French grocer Carrefour has had a difficult year, but looks ready to expand into Poland with a series of new hypermarkets.


2014 was a difficult year for Carrefour Poland and its new managing director Guillaume de Colonges.

The Russian trade embargo created a food production surplus, triggering a fall in food prices and fuelling even greater competitiveness in a market already renowned for its tough trading environment.

However, Planet Retail sees the light at the end of the tunnel as we expect price evolution to swing back to positive territory in 2015, coupled with a progressive increase in total consumer spend during the year with an acceleration from 2016 onward.

With this positive perspective in mind, we note a resumption of more capital-intensive expansion from the French giant.

A series of new hypermarket launches are proposed for the urban areas of Warsaw and Poznan in 2016/17. Meanwhile, we foresee small-box growth to achieve the 500-unit milestone in 2015, meaning a threefold network increase over the past three years.

Parallels with French strategy

We are confident that Carrefour Poland is receiving a similar prescription as is being used to revive the business in France, including store refurbishments and a supply chain revision centred on store clusters, not to mention organisational decentralisation.

That should enable Carrefour to increase its assortment relevance to its specific catchment areas.
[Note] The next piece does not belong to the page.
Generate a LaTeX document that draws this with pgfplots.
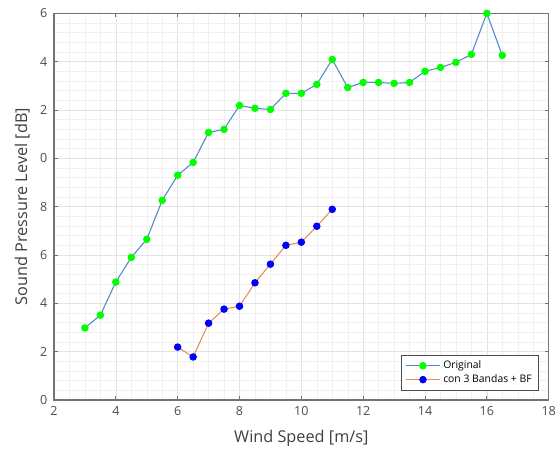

Meanwhile, to help its hypermarkets appeal to a bigger-spending customer segment, the retailer has joined the government-backed large family programme, granting cardholder discounts on purchases. 

We believe it is vital for Carrefour to assert its stance as competitors attack on several fronts simultaneously. 

We believe supermarkets and small boxes will come under mounting pressure from dominant discount operators Biedronka and Lidl. Both are moving determinedly into urban centres, offering more convenience products and premium features, not to mention venturing into traffic-generating non-food categories.

Looking at other big-box operators, their ranks are massing around Carrefour.

We do not expect Tesco to present a major threat given the serious issues in its home market and capex and cost reduction, but domestic rival Auchan’s substantial hypermarket acquisition (combined with its international purchasing alliance with Metro Group) will likely mean improved buying conditions, leaving greater room for manoeuvre should it opt to compete head-to-head on price. 

We remain confident that Carrefour will be able to reap the rewards of its efforts in future, but many challenges lie ahead.

The foundations are now being laid on which tomorrow’s growth can be constructed.